Most of these neighborhoods also feature higher-than-average crime rates, but that’s what was available. So there the clubs went. And Texas clubs have been victims of occasional violent crimes — shootings, stabbings, armed robberies, a small handful of each. Anti-poker people would declare that, well, that’s the element that poker attracts, though the larger truth is that the live poker in Texas has already been forced into the areas where those crimes are more prevalent.
It’s a self-fulfilling truism. There’s no easy fix, either, and it parallels in many ways the battles that larger, commercial casinos face when attempting to build venues anywhere in the country. Gamblers want the venues built nearby, but not too close, if you get their drift.
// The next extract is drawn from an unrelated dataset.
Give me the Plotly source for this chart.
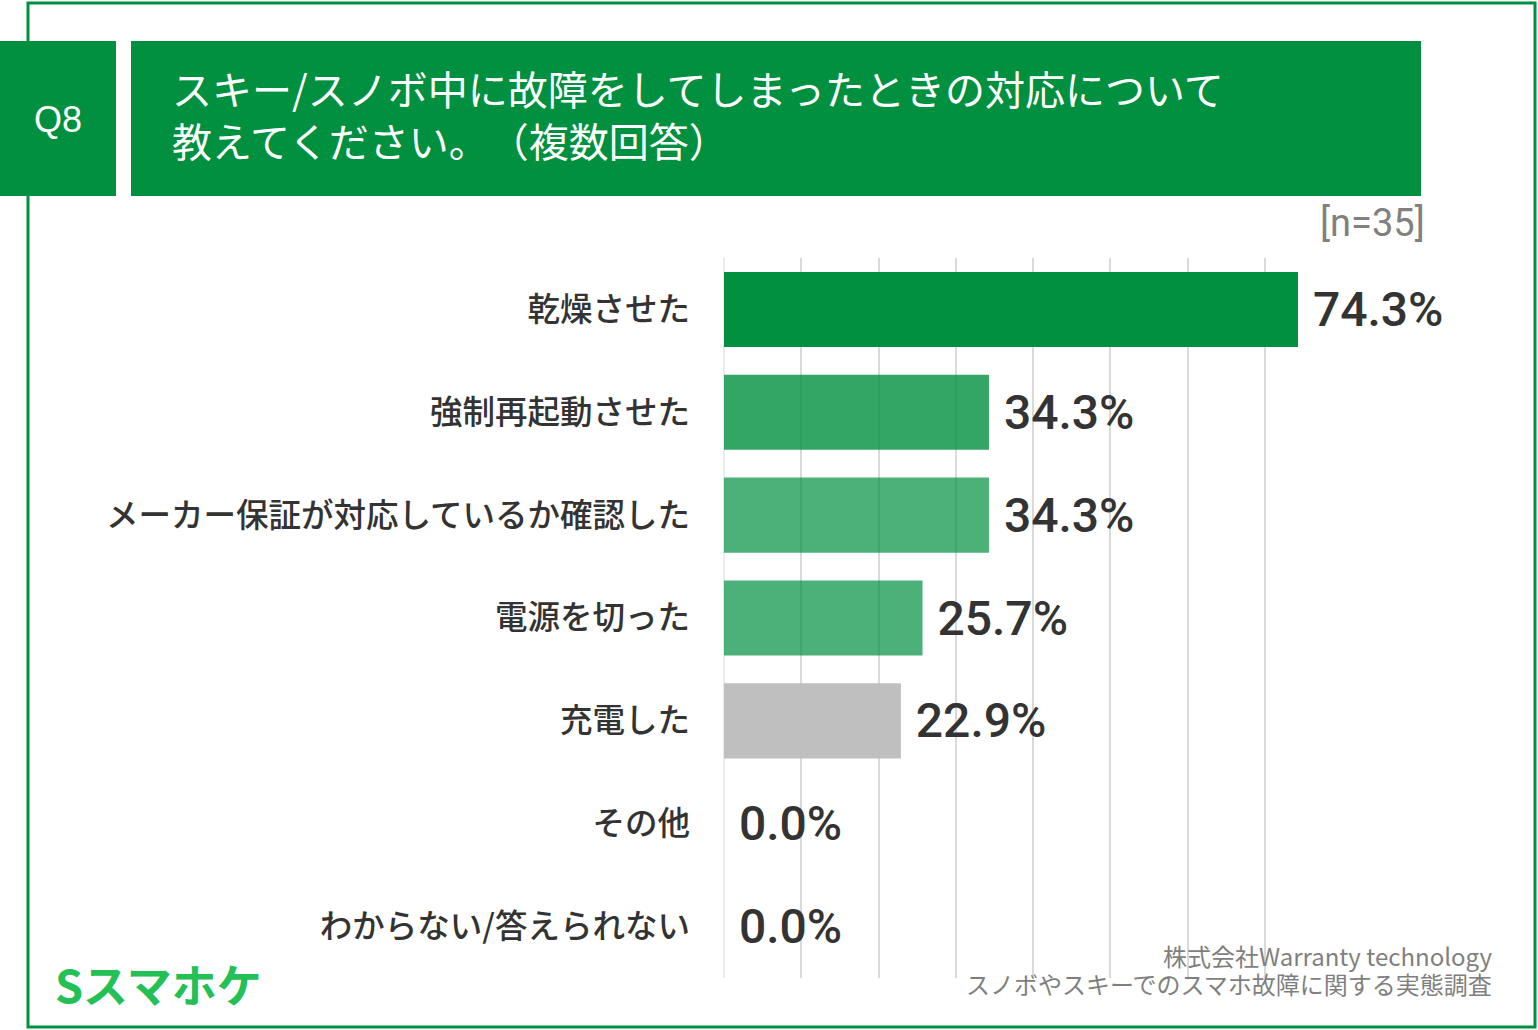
import plotly.graph_objects as go

categories = ["乾燥させた", "強制再起動させた", "メーカー保証が対応しているか確認した",
              "電源を切った", "充電した", "その他", "わからない/答えられない"]
values = [74.3, 34.3, 34.3, 25.7, 22.9, 0.0, 0.0]
bar_colors = ["#00903F", "rgba(0,144,63,0.8)", "rgba(0,144,63,0.7)",
              "rgba(0,144,63,0.7)", "#BFBFBF", "#BFBFBF", "#BFBFBF"]
x_ticks = [0, 10, 20, 30, 40, 50, 60, 70, 80]

title_text = "スキー/スノボ中に故障をしてしまったときの対応について<br>教えてください。\u200b（複数回答）"
q_label = "Q8"
n_label = "[n=35]"
source_lines = ["株式会社Warranty technology", "スノボやスキーでのスマホ故障に関する実態調査"]
logo_text = "Sスマホケ"

W, H = 1538, 1030
L, R, T, B = 724, 1342, 258, 978
GREEN = "#00903F"


def px(x):
    return (x - L) / (R - L)


def py(y):
    return (B - y) / (B - T)


fig = go.Figure()
fig.add_trace(go.Bar(
    y=categories, x=values, orientation="h",
    marker=dict(color=bar_colors, line=dict(width=0)),
    width=0.73,
    texttemplate=" %{x:.1f}%", textposition="outside",
    textfont=dict(family="Roboto", size=48, color="#333333", weight=500),
    constraintext="none", cliponaxis=False, hoverinfo="skip",
))

shapes = [
    dict(type="rect", xref="paper", yref="paper", x0=px(28), x1=px(1535), y0=py(1027), y1=py(3),
         line=dict(color=GREEN, width=3), fillcolor="rgba(0,0,0,0)", layer="below"),
    dict(type="rect", xref="paper", yref="paper", x0=px(0), x1=px(116), y0=py(196), y1=py(41),
         line=dict(width=0), fillcolor=GREEN, layer="above"),
    dict(type="rect", xref="paper", yref="paper", x0=px(131), x1=px(1421), y0=py(196), y1=py(41),
         line=dict(width=0), fillcolor=GREEN, layer="above"),
]

annotations = [
    dict(text=q_label, xref="paper", yref="paper", x=px(58), y=py(119), showarrow=False,
         xanchor="center", yanchor="middle",
         font=dict(family="Liberation Sans", size=36, color="white")),
    dict(text=title_text, xref="paper", yref="paper", x=px(170), y=py(114), showarrow=False,
         xanchor="left", yanchor="middle", align="left",
         font=dict(family="Noto Sans CJK JP", size=40, color="white")),
    dict(text=n_label, xref="paper", yref="paper", x=px(1427), y=py(223), showarrow=False,
         xanchor="right", yanchor="middle",
         font=dict(family="Roboto", size=38, color="#808080")),
    dict(text=source_lines[0], xref="paper", yref="paper", x=px(1494), y=py(955), showarrow=False,
         xanchor="right", yanchor="middle",
         font=dict(family="Noto Sans CJK JP", size=24, color="#7F7F7F")),
    dict(text=source_lines[1], xref="paper", yref="paper", x=px(1494), y=py(983), showarrow=False,
         xanchor="right", yanchor="middle",
         font=dict(family="Noto Sans CJK JP", size=24, color="#7F7F7F")),
    dict(text="<b>" + logo_text + "</b>", xref="paper", yref="paper", x=px(53), y=py(983), showarrow=False,
         xanchor="left", yanchor="middle",
         font=dict(family="Noto Sans CJK JP", size=45, color="#22C055")),
]

fig.update_layout(
    width=W, height=H,
    margin=dict(l=L, r=W - R, t=T, b=H - B, pad=0),
    paper_bgcolor="white", plot_bgcolor="white",
    showlegend=False, bargap=0.27,
    shapes=shapes, annotations=annotations,
    xaxis=dict(range=[0, 80], tickvals=x_ticks, showticklabels=False,
               showgrid=True, gridcolor="#D9D9D9", gridwidth=1.5,
               zeroline=True, zerolinecolor="#EBEBEB", zerolinewidth=2,
               showline=False, fixedrange=True),
    yaxis=dict(autorange="reversed", showgrid=False, zeroline=False, showline=False,
               ticks="", ticklabelstandoff=33,
               tickfont=dict(family="Noto Sans CJK JP", size=32.5, color="#333333", weight=500),
               fixedrange=True),
)

fig.write_html("out.html", config={"displayModeBar": False},
               post_script="document.body.style.margin='0';document.body.style.padding='0';")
The legislative battle commences
Regardless of how the Dallas poker-room battles end up in the courts, it may a legislative change that renders a more permanent say in the matter. At least three bills pertaining to the legality of social-club poker in Texas have been introduced in Texas since the start of 2023.
Two of the three bills would make changes favorable to Texas’s poker clubs in the state’s existing gambling laws. Those are a House measure, HB 2345, introduced by State Rep. Ryan Guillen in February, and a companion Senate bill, SB 1681, introduced by State Sen. Jose Menendez just last week.
Menendez, our older readers might remember, is that rare Texas pol who’s been pro-poker for a long time. Back in the post-UIGEA years, the late ’00s, when he was a state representative himself, Menendez tried unsuccesfully to get live poker rooms legalized in the Lone Star state in at least three different sessions. Menendez did succeed in getting one of those bills out of committee, but it really never had a chance back then in the face of the anti-gambling Texas Two-Step.
Oh, yeah, that third Texas bill so far in 2023. That’s a measure introduced by State Rep. Gene Wu in January. In its current form, Wu’s bill would effectively end the club-poker era in Texas by changing a single word in Texas’s existing gambling laws. That change is to replace “premise” with “residence”, referring to places where private poker games are legal.
Wu has claimed that despite the bill’s language his intent is to support legalized gambling across the state, and that the bill he submitted doesn’t actually reflect his real intent. Why he submitted it in that form, though, remains unexplained. Weirdness #2: Wu’s district on Houston’s west side, the Westchase neighborhood, includes at least four social-poker clubs, at least three of which have either been raided, been accused of illicit operations, or have been crime scenes, amidst what is one of Houston’s highest-crime areas. I spent three weeks there last year, and I can affirm it’s a mite iffy in spots.
The thing is, the more poker bills that flood the Texas legislature, the more likely it is that any of them will gather the needed support to become law. That’s both good news and bad news for poker in Texas, in that Wu’s anti-poker measure (as it currently exists) might not fare that well, but the flip side is that the matter might well then be decided in the courts via the Dallas cases.
A favorable ruling if one of those cases moves to a conclusion is anything but certain. And as the saying goes, it’s hard to unring a bell.